PROBLEM TO WORK ON: Restate all the material verbatim, except for the pictures.

SOURCE EXCERPT:
-- -- --
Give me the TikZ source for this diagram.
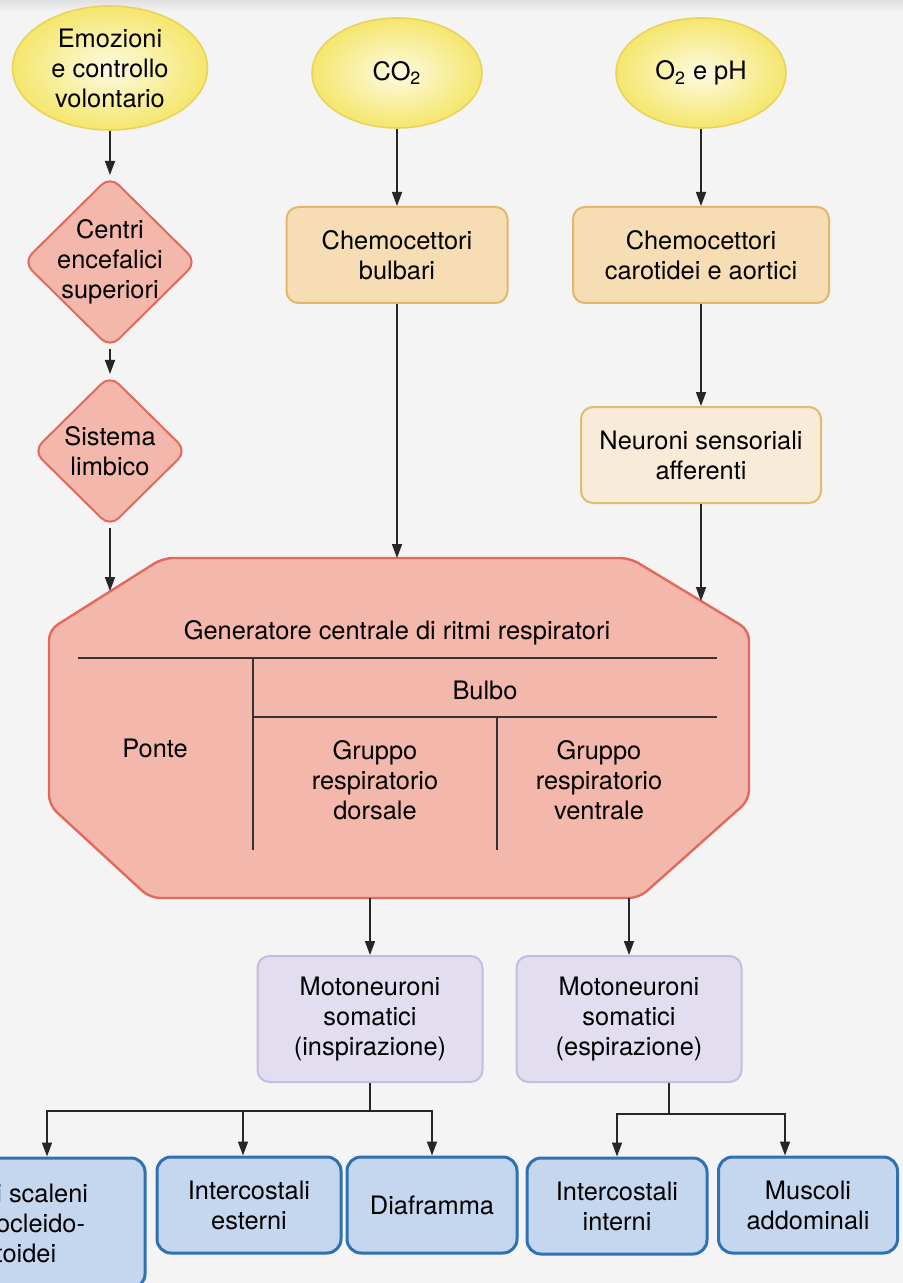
\documentclass[tikz,border=0pt]{standalone}
\usepackage{fontspec}
\setmainfont{TeX Gyre Heros}
\usetikzlibrary{shapes.geometric,arrows.meta}

\definecolor{paper}{HTML}{F4F4F4}
\definecolor{ylwin}{HTML}{FDFBE4}
\definecolor{ylwout}{HTML}{F5E66C}
\definecolor{ylwline}{HTML}{E8D45C}
\definecolor{redfill}{HTML}{F4B7AB}
\definecolor{redline}{HTML}{E16A5D}
\definecolor{tanfill}{HTML}{F7DDB3}
\definecolor{tanline}{HTML}{E2B76C}
\definecolor{creamfill}{HTML}{F8ECD9}
\definecolor{creamline}{HTML}{DEBD6E}
\definecolor{lilacfill}{HTML}{E2DEEF}
\definecolor{lilacline}{HTML}{C6BCE0}
\definecolor{bluefill}{HTML}{C4D7EE}
\definecolor{blueline}{HTML}{2F71B3}

\begin{document}
\begin{tikzpicture}[x=0.5pt, y=-0.5pt, node distance=91pt, >={Triangle[length=7pt,width=5pt]}, font=\fontsize{12.7}{15}\selectfont]
    \tikzstyle{stimulus} = [ellipse, draw=ylwline, line width=0.8pt, inner color=ylwin, outer color=ylwout, inner sep=0pt, align=center, minimum width=85pt, minimum height=55pt]
    \tikzstyle{centre} = [diamond, rounded corners=6pt, draw=redline, line width=1pt, fill=redfill, inner sep=-5pt, align=center, minimum width=87pt, minimum height=86pt]
    \tikzstyle{sensor} = [rectangle, rounded corners=6pt, draw=tanline, line width=1pt, fill=tanfill, align=center, minimum height=48pt]
    \tikzstyle{motor} = [rectangle, rounded corners=6pt, draw=lilacline, line width=1pt, fill=lilacfill, align=center, minimum width=112.5pt, minimum height=63pt]
    \tikzstyle{muscle} = [rectangle, rounded corners=7pt, draw=blueline, line width=1.5pt, fill=bluefill, align=center, minimum height=48pt]
    \tikzstyle{cpg} = [draw=redline, line width=1.2pt, fill=redfill, rounded corners=5pt]
    \tikzstyle{divider} = [draw=black!80, line width=0.9pt]
    \tikzstyle{link} = [draw=black!85, line width=0.8pt]

    \useasboundingbox (0,0) rectangle (903,1283);
    \clip (0,0) rectangle (903,1283);
    \fill[paper] (0,0) rectangle (903,1283);
    \shade[top color=black!12, bottom color=paper] (0,0) rectangle (903,12);

    % inputs
    \node (emo) [stimulus, minimum width=97.5pt, minimum height=62pt] at (110,68) {Emozioni\\e controllo\\volontario};
    \node (co2) [stimulus] at (397,73) {CO\textsubscript{2}};
    \node (o2) [stimulus] at (701,73) {O\textsubscript{2} e pH};

    \node (centri) [centre, node distance=97pt, below of=emo] {Centri\\encefalici\\superiori};
    \node (limb) [centre, minimum width=77pt, minimum height=76pt, node distance=94.5pt, below of=centri] {Sistema\\limbico};
    \node (bulb) [sensor, minimum width=110.5pt, below of=co2] {Chemocettori\\bulbari};
    \node (carot) [sensor, minimum width=128pt, below of=o2] {Chemocettori\\carotidei e aortici};
    \node (neur) [sensor, fill=creamfill, draw=creamline, minimum width=120pt, node distance=100pt, below of=carot] {Neuroni sensoriali\\afferenti};

    % central pattern generator
    \filldraw[cpg] (163,558) -- (630,558) -- (749,630) -- (749,800) -- (639,898) -- (150,898) -- (49,805) -- (49,630) -- cycle;
    \draw[divider] (78,658) -- (717,658);
    \draw[divider] (253,658) -- (253,850);
    \draw[divider] (253,717) -- (717,717);
    \draw[divider] (497,717) -- (497,850);
    \node (gen) at (397,633) {Generatore centrale di ritmi respiratori};
    \node (bulbo) at (485,690) {Bulbo};
    \node (ponte) at (155,748) {Ponte};
    \node (drg) [align=center] at (375,780) {Gruppo\\respiratorio\\dorsale};
    \node (vrg) [align=center] at (599,780) {Gruppo\\respiratorio\\ventrale};
    \coordinate (gen-limb) at (110,591);
    \coordinate (gen-bulb) at (397,558);
    \coordinate (gen-aff) at (701,601);
    \coordinate (gen-insp) at (370,898);
    \coordinate (gen-esp) at (629,898);

    % outputs
    \node (insp) [motor] at (370,1019) {Motoneuroni\\somatici\\(inspirazione)};
    \node (esp) [motor] at (629,1019) {Motoneuroni\\somatici\\(espirazione)};
    \coordinate (insp-fork) at (370,1111);
    \coordinate (esp-fork) at (669,1114);

    \node (scal) [muscle, minimum width=143pt, minimum height=65pt] at (2,1223) {Muscoli scaleni\\e sternocleido-\\mastoidei};
    \node (ext) [muscle, minimum width=92pt] at (249,1205) {Intercostali\\esterni};
    \node (diaf) [muscle, minimum width=85pt] at (432,1205) {Diaframma};
    \node (int) [muscle, minimum width=90pt] at (617,1206) {Intercostali\\interni};
    \node (addo) [muscle, minimum width=89.5pt] at (808,1205) {Muscoli\\addominali};

    \draw[link, ->] (emo) -- (centri);
    \draw[link, ->] (centri) -- (limb);
    \draw[link, ->] (limb) -- (gen-limb);
    \draw[link, ->] (co2) -- (bulb);
    \draw[link, ->] (bulb) -- (gen-bulb);
    \draw[link, ->] (o2) -- (carot);
    \draw[link, ->] (carot) -- (neur);
    \draw[link, ->] (neur) -- (gen-aff);
    \draw[link, ->] (gen-insp) -- (insp);
    \draw[link, ->] (gen-esp) -- (esp);

    \draw[link] (insp) -- (insp-fork);
    \draw[link, ->] (insp-fork) -| ([xshift=22.5pt]scal.north);
    \draw[link, ->] (insp-fork) -| ([xshift=-3pt]ext.north);
    \draw[link, ->] (insp-fork) -| (diaf);
    \draw[link] (esp.south -| esp-fork) -- (esp-fork);
    \draw[link, ->] (esp-fork) -| (int);
    \draw[link, ->] (esp-fork) -| ([xshift=-11.5pt]addo.north);
\end{tikzpicture}
\end{document}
-- -- --
WRITTEN ANSWER:
Give me the TikZ source for this diagram.
\documentclass[tikz,border=0pt]{standalone}
\usepackage{fontspec}
\setmainfont{TeX Gyre Heros}
\usetikzlibrary{shapes.geometric,arrows.meta}

\definecolor{paper}{HTML}{F4F4F4}
\definecolor{ylwin}{HTML}{FDFBE4}
\definecolor{ylwout}{HTML}{F5E66C}
\definecolor{ylwline}{HTML}{E8D45C}
\definecolor{redfill}{HTML}{F4B7AB}
\definecolor{redline}{HTML}{E16A5D}
\definecolor{tanfill}{HTML}{F7DDB3}
\definecolor{tanline}{HTML}{E2B76C}
\definecolor{creamfill}{HTML}{F8ECD9}
\definecolor{creamline}{HTML}{DEBD6E}
\definecolor{lilacfill}{HTML}{E2DEEF}
\definecolor{lilacline}{HTML}{C6BCE0}
\definecolor{bluefill}{HTML}{C4D7EE}
\definecolor{blueline}{HTML}{2F71B3}

\begin{document}
\begin{tikzpicture}[x=0.5pt, y=-0.5pt, node distance=91pt, >={Triangle[length=7pt,width=5pt]}, font=\fontsize{12.7}{15}\selectfont]
    \tikzstyle{stimulus} = [ellipse, draw=ylwline, line width=0.8pt, inner color=ylwin, outer color=ylwout, inner sep=0pt, align=center, minimum width=85pt, minimum height=55pt]
    \tikzstyle{centre} = [diamond, rounded corners=6pt, draw=redline, line width=1pt, fill=redfill, inner sep=-5pt, align=center, minimum width=87pt, minimum height=86pt]
    \tikzstyle{sensor} = [rectangle, rounded corners=6pt, draw=tanline, line width=1pt, fill=tanfill, align=center, minimum height=48pt]
    \tikzstyle{motor} = [rectangle, rounded corners=6pt, draw=lilacline, line width=1pt, fill=lilacfill, align=center, minimum width=112.5pt, minimum height=63pt]
    \tikzstyle{muscle} = [rectangle, rounded corners=7pt, draw=blueline, line width=1.5pt, fill=bluefill, align=center, minimum height=48pt]
    \tikzstyle{cpg} = [draw=redline, line width=1.2pt, fill=redfill, rounded corners=5pt]
    \tikzstyle{divider} = [draw=black!80, line width=0.9pt]
    \tikzstyle{link} = [draw=black!85, line width=0.8pt]

    \useasboundingbox (0,0) rectangle (903,1283);
    \clip (0,0) rectangle (903,1283);
    \fill[paper] (0,0) rectangle (903,1283);
    \shade[top color=black!12, bottom color=paper] (0,0) rectangle (903,12);

    % inputs
    \node (emo) [stimulus, minimum width=97.5pt, minimum height=62pt] at (110,68) {Emozioni\\e controllo\\volontario};
    \node (co2) [stimulus] at (397,73) {CO\textsubscript{2}};
    \node (o2) [stimulus] at (701,73) {O\textsubscript{2} e pH};

    \node (centri) [centre, node distance=97pt, below of=emo] {Centri\\encefalici\\superiori};
    \node (limb) [centre, minimum width=77pt, minimum height=76pt, node distance=94.5pt, below of=centri] {Sistema\\limbico};
    \node (bulb) [sensor, minimum width=110.5pt, below of=co2] {Chemocettori\\bulbari};
    \node (carot) [sensor, minimum width=128pt, below of=o2] {Chemocettori\\carotidei e aortici};
    \node (neur) [sensor, fill=creamfill, draw=creamline, minimum width=120pt, node distance=100pt, below of=carot] {Neuroni sensoriali\\afferenti};

    % central pattern generator
    \filldraw[cpg] (163,558) -- (630,558) -- (749,630) -- (749,800) -- (639,898) -- (150,898) -- (49,805) -- (49,630) -- cycle;
    \draw[divider] (78,658) -- (717,658);
    \draw[divider] (253,658) -- (253,850);
    \draw[divider] (253,717) -- (717,717);
    \draw[divider] (497,717) -- (497,850);
    \node (gen) at (397,633) {Generatore centrale di ritmi respiratori};
    \node (bulbo) at (485,690) {Bulbo};
    \node (ponte) at (155,748) {Ponte};
    \node (drg) [align=center] at (375,780) {Gruppo\\respiratorio\\dorsale};
    \node (vrg) [align=center] at (599,780) {Gruppo\\respiratorio\\ventrale};
    \coordinate (gen-limb) at (110,591);
    \coordinate (gen-bulb) at (397,558);
    \coordinate (gen-aff) at (701,601);
    \coordinate (gen-insp) at (370,898);
    \coordinate (gen-esp) at (629,898);

    % outputs
    \node (insp) [motor] at (370,1019) {Motoneuroni\\somatici\\(inspirazione)};
    \node (esp) [motor] at (629,1019) {Motoneuroni\\somatici\\(espirazione)};
    \coordinate (insp-fork) at (370,1111);
    \coordinate (esp-fork) at (669,1114);

    \node (scal) [muscle, minimum width=143pt, minimum height=65pt] at (2,1223) {Muscoli scaleni\\e sternocleido-\\mastoidei};
    \node (ext) [muscle, minimum width=92pt] at (249,1205) {Intercostali\\esterni};
    \node (diaf) [muscle, minimum width=85pt] at (432,1205) {Diaframma};
    \node (int) [muscle, minimum width=90pt] at (617,1206) {Intercostali\\interni};
    \node (addo) [muscle, minimum width=89.5pt] at (808,1205) {Muscoli\\addominali};

    \draw[link, ->] (emo) -- (centri);
    \draw[link, ->] (centri) -- (limb);
    \draw[link, ->] (limb) -- (gen-limb);
    \draw[link, ->] (co2) -- (bulb);
    \draw[link, ->] (bulb) -- (gen-bulb);
    \draw[link, ->] (o2) -- (carot);
    \draw[link, ->] (carot) -- (neur);
    \draw[link, ->] (neur) -- (gen-aff);
    \draw[link, ->] (gen-insp) -- (insp);
    \draw[link, ->] (gen-esp) -- (esp);

    \draw[link] (insp) -- (insp-fork);
    \draw[link, ->] (insp-fork) -| ([xshift=22.5pt]scal.north);
    \draw[link, ->] (insp-fork) -| ([xshift=-3pt]ext.north);
    \draw[link, ->] (insp-fork) -| (diaf);
    \draw[link] (esp.south -| esp-fork) -- (esp-fork);
    \draw[link, ->] (esp-fork) -| (int);
    \draw[link, ->] (esp-fork) -| ([xshift=-11.5pt]addo.north);
\end{tikzpicture}
\end{document}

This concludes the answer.